Les moralistes du Tout-Petit-Siècle que nous vivons, c’est nous-mêmes, de petits
journalistes, de petites plumes, de petits bloggeurs, de petites
gens de peu… avec quelques dents, pour sûr (sic) à tenter de décrypter le badinage généralisé de nos
mortels gouvernants. Non qu’avec d’autres nous trouvions le sujet des présidents
de la Ve comme des « héros » à tailler aux jarrets, mais parce
que tout cela reste amusant et facile pour illustrer de quelle manière nous
avons résolument changé d’époque politique et historique, et pour démonter la
commotion cérébrale que la France a pris de face en vendant un à un ses bijoux
de famille industriels jusqu’à sa souveraineté politique et son indépendance
minimale sur la scène internationale. Les
héros ne sont pas fatigués : ils ne sont tout simplement plus.

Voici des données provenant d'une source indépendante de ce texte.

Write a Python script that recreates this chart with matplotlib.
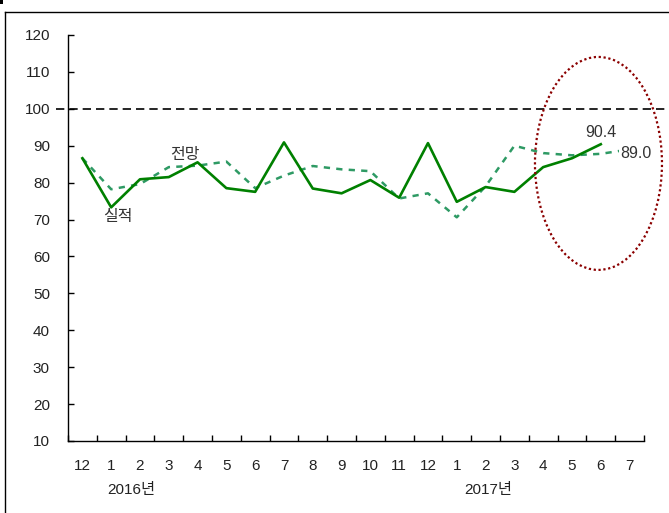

Reste qu’il est plus que probable que les
moralistes du Grand Siècle ont succédé à la Fronde et que nous, trublions de
peu et aussi badins de concert, observons un tantinet la fronde à venir
avec son cortège d’exactions possibles, de gangrènes fascistoïdes et de lutte
de tous contre tous sans merci.
Pour ce faire, dès lors, nous ne disons certes pas
merci pour ce moment occulté par nos présidents contemporains qui portent en
eux un déni de la réalité sociale par inassouvissement de leur impossible summa
potestas dont ils seraient, ma foi, bien embarrassés s’ils en conservaient
ne serait-ce qu’une once. Peut-on respecter l’irrespectable de leur courte vue
politique ? Doit-on y déceler une autorité nouvelle dans sa forme – un voile
pudibond posée sur elle ? -, ou bien la sécularisation de leur
fonction confine-t-elle à une autorité diluée dans un Léviathan autrement plus
abrupt ?
L’histoire à l’œuvre au noir nous le dira
plus rapidement qu’on ne le pense du reliquat du conseil d’en bas.